The Jewish God found Macou Hirata at breakfast one morning in a San Francisco bagel shop. Hirata, a Japanese food executive who had never before tasted the chewy, doughy bread, immediately smelled a business potential.
“Until now many, many Japanese businesses tried to start bagel businesses in Japan,” says Hirata, speaking by phone from Takamatsu City, Japan. “All the projects lost lots of money besides mine. It depends on economic circumstances, but besides I think I was chosen by the Jewish God.”
And in fact, almost as if by the hand of providence, in the space of six months after his 1996 trip, Hirata, once a typically rigid Japanese businessman, transformed into an entrepreneur of bold spirit. He’s since spread the doughnut-shaped bread throughout the Land of the Rising Sun, though in forms unrecognizable to the New York purist.
They’re not only sweeter and softer, but also available in flavors such as pumpkin. As for the tried-and-true schmear? Think chicken breast in teriyaki sauce.
Some five years later, with 12 Macou’s Bagels shops under his belt, Hirata, 37, says he runs the largest bagel enterprise in Japan, hopes to expand to 100 shops, and is pursuing a budding interest in Jewish culture, especially its culinary traditions. Earlier this summer, Hirata scheduled an eating binge in the heart of Jewish food land, New York City. Ben Carp, a graduate student at Yale University who speaks some Japanese and founded the school’s Chai Society, accompanied him.
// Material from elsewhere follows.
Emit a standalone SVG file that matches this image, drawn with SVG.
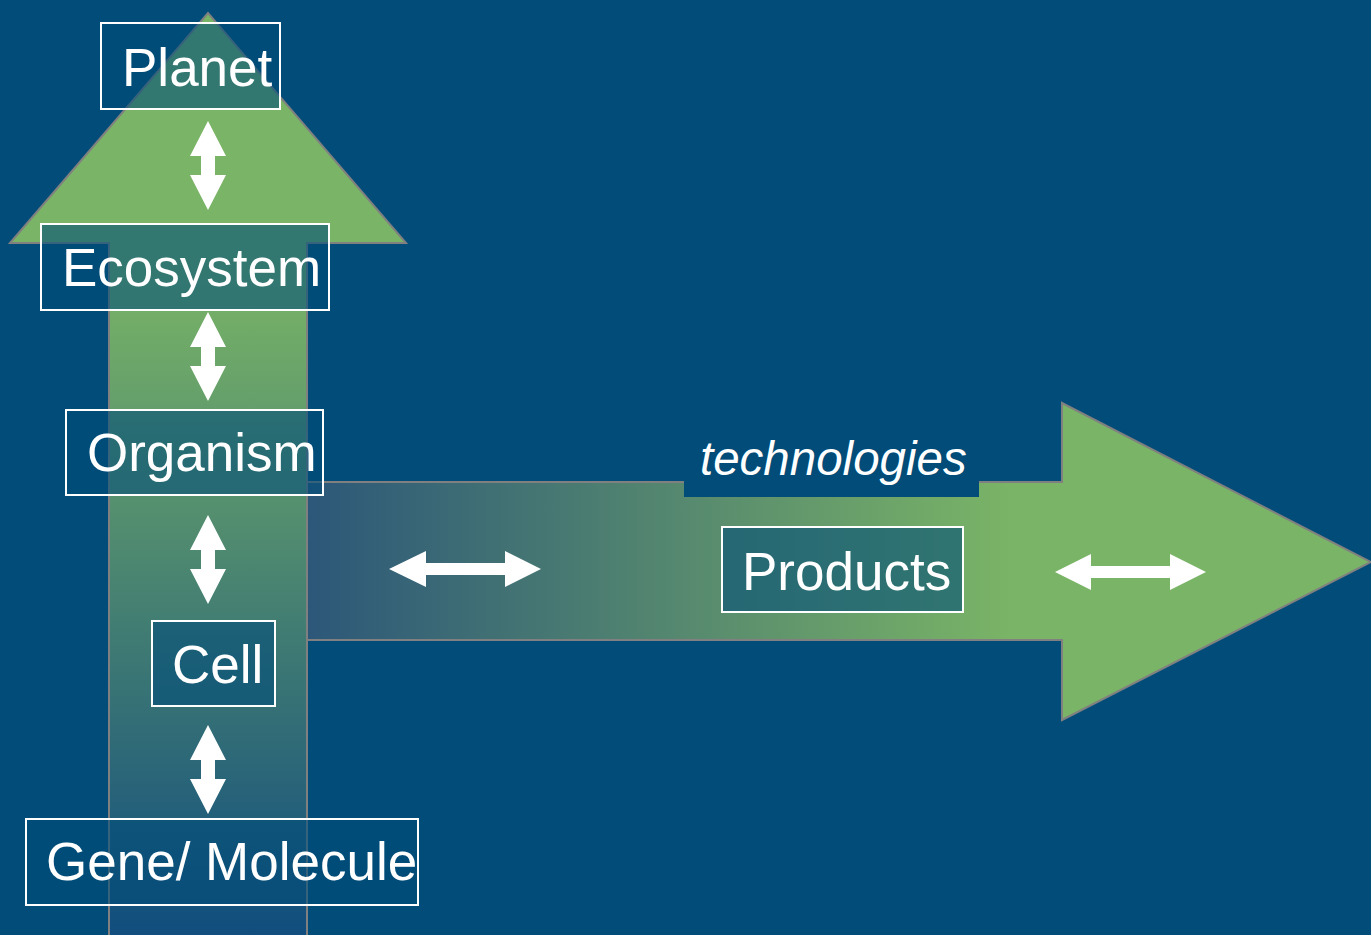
<svg xmlns="http://www.w3.org/2000/svg" width="1371" height="935" viewBox="0 0 1371 935">
  <defs>
    <linearGradient id="gV" gradientUnits="userSpaceOnUse" x1="0" y1="270" x2="0" y2="935">
      <stop offset="0" stop-color="#7AB466"/>
      <stop offset="1" stop-color="#114D7E"/>
    </linearGradient>
    <linearGradient id="gH" gradientUnits="userSpaceOnUse" x1="307" y1="0" x2="1010" y2="0">
      <stop offset="0" stop-color="#2C5779"/>
      <stop offset="1" stop-color="#7AB466"/>
    </linearGradient>
    <style>
      .big { stroke: #808080; stroke-width: 2; }
      .box { fill: #004C78; fill-opacity: 0.58; stroke: #FFFFFF; stroke-width: 2; }
      .lbl { fill: #FFFFFF; font-family: "Liberation Sans", Arial, sans-serif; font-size: 53px; }
      .it { font-style: italic; font-size: 47.5px; }
      .dbl { fill: #FFFFFF; }
    </style>
  </defs>
  <rect x="0" y="0" width="1371" height="935" fill="#014C78"/>

  <g id="horizontal-arrow">
    <path class="big" fill="url(#gH)" d="M307,482 L1062,482 L1062,403 L1371,562 L1062,720 L1062,640 L307,640 Z"/>
  </g>
  <g id="vertical-arrow">
    <path class="big" fill="url(#gV)" d="M109,936 L109,243 L10,243 L208,13 L406,243 L307,243 L307,936 Z"/>
  </g>

  <g id="technologies">
    <rect x="684" y="430" width="295" height="67" fill="#014C78"/>
    <text class="lbl it" x="700" y="475">technologies</text>
  </g>

  <g id="connectors">
    <path class="dbl" d="M208,121 L226,156 L215,156 L215,175 L226,175 L208,210 L190,175 L201,175 L201,156 L190,156 Z"/>
    <path class="dbl" d="M208,312 L226,347 L215,347 L215,366 L226,366 L208,401 L190,366 L201,366 L201,347 L190,347 Z"/>
    <path class="dbl" d="M208,515 L226,550 L215,550 L215,569 L226,569 L208,604 L190,569 L201,569 L201,550 L190,550 Z"/>
    <path class="dbl" d="M208,725 L226,760 L215,760 L215,779 L226,779 L208,814 L190,779 L201,779 L201,760 L190,760 Z"/>
    <path class="dbl" d="M389,569 L426,551 L426,563 L505,563 L505,551 L541,569 L505,587 L505,575 L426,575 L426,587 Z"/>
    <path class="dbl" d="M1055,572 L1091,554 L1091,566 L1170,566 L1170,554 L1206,572 L1170,590 L1170,578 L1091,578 L1091,590 Z"/>
  </g>

  <g id="planet">
    <rect class="box" x="101" y="23" width="179" height="86"/>
    <text class="lbl" x="122" y="86">Planet</text>
  </g>
  <g id="ecosystem">
    <rect class="box" x="41" y="224" width="288" height="86"/>
    <text class="lbl" x="62" y="286">Ecosystem</text>
  </g>
  <g id="organism">
    <rect class="box" x="66" y="410" width="257" height="85"/>
    <text class="lbl" x="87" y="471">Organism</text>
  </g>
  <g id="cell">
    <rect class="box" x="152" y="621" width="123" height="85"/>
    <text class="lbl" x="172" y="683">Cell</text>
  </g>
  <g id="gene-molecule">
    <rect class="box" x="26" y="819" width="392" height="86"/>
    <text class="lbl" x="46" y="880">Gene/ Molecule</text>
  </g>
  <g id="products">
    <rect class="box" x="722" y="527" width="241" height="85"/>
    <text class="lbl" x="742" y="590">Products</text>
  </g>
</svg>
“I tried H & H and Ess-A-Bagels — which were very delicious,” says Hirata. “I even found a square-shaped bagel” at Cosi Sandwich bar. That, he says, “I found it a little bit strange.”
Meanwhile, Carp’s mouth watered. It was Tisha b’Av, a mournful day of fasting on the Jewish calendar.
Hirata sampled humus, challah and the potato knish. The last was a hit. Carp writes in an e-mail that he was impressed “with Macou’s sense of veneration for what may seem to you or me as commonplace and not especially haute cuisine such as the knish.”
The popularity of Macou’s Bagels comes during a mini-bagel boom in Japan. Just 10 years ago, a New Yorker with a craving had only two known options: Fox’s Bagels in the hip Tokyo neighborhood of Roppongi or the Jewish Community Center of Japan, where the only fresh, homemade kosher bagels are still served.
These days there’s a Japanese Web site devoted to the bagel, and in addition to finding a dozen local operations, Japanese bagel connoisseurs can easily sink their teeth into the products of Bagels by Bell, a Brooklyn bakery with a large export business, or of H &H, the venerable Upper West Side shop, which has been selling its whole-y bread in Japan since October 1997.
But Hirata doesn’t seem to want to talk about the competition. He’s focused on his own vision, hoping to send his Japanese customers on culinary adventures to unknown tastes.
“Please,” he begs a reporter, “give me the typical recipe for the knish.”